*** Record excerpts ***

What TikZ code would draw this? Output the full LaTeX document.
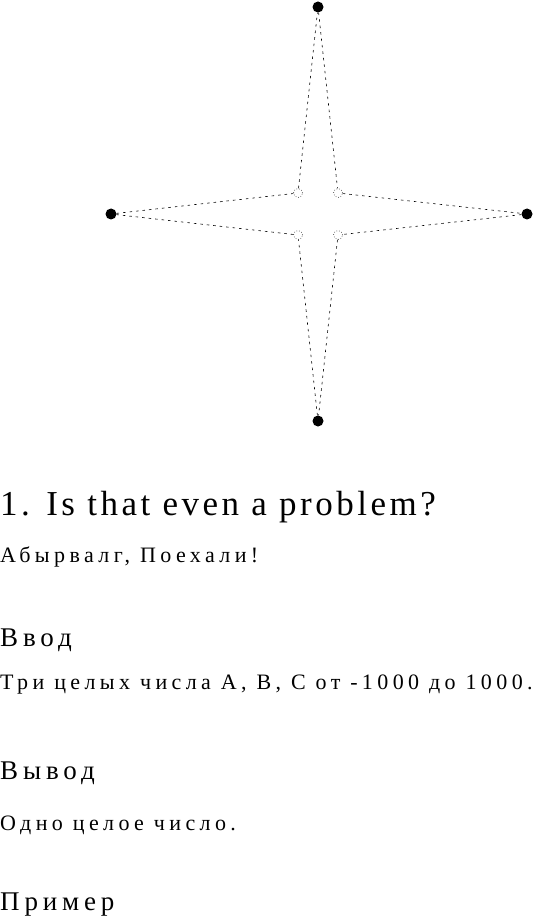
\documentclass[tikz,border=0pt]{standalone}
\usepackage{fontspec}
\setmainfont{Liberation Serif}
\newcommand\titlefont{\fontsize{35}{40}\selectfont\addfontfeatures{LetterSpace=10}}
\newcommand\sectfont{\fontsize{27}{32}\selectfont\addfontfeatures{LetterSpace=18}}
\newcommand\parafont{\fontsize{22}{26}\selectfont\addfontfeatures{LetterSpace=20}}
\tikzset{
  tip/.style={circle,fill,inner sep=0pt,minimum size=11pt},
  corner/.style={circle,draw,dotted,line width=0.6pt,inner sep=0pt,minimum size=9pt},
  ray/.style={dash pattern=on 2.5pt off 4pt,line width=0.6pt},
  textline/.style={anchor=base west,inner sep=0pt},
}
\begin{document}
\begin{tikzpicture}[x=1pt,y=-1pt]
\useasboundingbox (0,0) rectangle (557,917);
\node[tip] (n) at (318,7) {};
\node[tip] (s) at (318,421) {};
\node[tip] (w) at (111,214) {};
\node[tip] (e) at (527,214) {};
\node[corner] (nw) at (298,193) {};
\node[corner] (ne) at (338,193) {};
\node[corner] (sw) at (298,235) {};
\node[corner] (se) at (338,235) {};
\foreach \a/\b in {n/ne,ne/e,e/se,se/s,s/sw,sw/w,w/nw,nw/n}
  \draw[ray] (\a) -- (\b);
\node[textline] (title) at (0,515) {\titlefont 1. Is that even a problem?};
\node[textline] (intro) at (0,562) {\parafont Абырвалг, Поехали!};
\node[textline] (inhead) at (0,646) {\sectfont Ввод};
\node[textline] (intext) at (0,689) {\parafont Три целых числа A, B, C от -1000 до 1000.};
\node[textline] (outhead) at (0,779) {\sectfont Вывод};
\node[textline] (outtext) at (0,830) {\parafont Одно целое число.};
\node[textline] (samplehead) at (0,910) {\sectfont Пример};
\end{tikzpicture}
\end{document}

***
*** Record excerpts ***

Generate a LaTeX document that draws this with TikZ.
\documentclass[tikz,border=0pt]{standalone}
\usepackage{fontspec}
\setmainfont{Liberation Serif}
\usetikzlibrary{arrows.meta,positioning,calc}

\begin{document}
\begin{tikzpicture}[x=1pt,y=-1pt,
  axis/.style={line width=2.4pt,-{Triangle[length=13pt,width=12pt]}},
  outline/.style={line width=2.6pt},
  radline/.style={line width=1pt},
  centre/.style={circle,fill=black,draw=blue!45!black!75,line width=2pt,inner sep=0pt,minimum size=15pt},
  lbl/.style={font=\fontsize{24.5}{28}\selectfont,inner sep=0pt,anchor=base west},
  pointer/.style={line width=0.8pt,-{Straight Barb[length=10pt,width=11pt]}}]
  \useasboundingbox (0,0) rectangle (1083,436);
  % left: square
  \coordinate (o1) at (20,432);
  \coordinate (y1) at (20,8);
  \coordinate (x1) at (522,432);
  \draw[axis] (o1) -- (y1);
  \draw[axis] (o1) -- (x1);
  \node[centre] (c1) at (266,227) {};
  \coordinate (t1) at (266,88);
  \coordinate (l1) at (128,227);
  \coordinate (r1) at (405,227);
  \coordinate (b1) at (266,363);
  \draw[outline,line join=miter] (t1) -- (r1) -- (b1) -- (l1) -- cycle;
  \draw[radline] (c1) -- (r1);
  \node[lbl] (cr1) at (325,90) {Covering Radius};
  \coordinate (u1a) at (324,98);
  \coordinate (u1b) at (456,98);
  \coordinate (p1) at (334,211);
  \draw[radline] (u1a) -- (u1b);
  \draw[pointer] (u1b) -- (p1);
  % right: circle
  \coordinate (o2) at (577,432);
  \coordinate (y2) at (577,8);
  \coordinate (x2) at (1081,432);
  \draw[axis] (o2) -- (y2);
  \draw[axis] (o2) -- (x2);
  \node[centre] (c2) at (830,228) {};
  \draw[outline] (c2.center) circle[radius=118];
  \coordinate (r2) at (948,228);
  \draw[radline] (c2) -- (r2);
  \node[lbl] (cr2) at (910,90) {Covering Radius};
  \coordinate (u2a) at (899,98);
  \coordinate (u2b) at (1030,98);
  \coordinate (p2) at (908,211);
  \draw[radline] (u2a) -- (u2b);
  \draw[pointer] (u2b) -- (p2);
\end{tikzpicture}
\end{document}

***

Prompt:
Copy each line from the records above that includes the string "this".

The completed task:
What TikZ code would draw this? Output the full LaTeX document.
Generate a LaTeX document that draws this with TikZ.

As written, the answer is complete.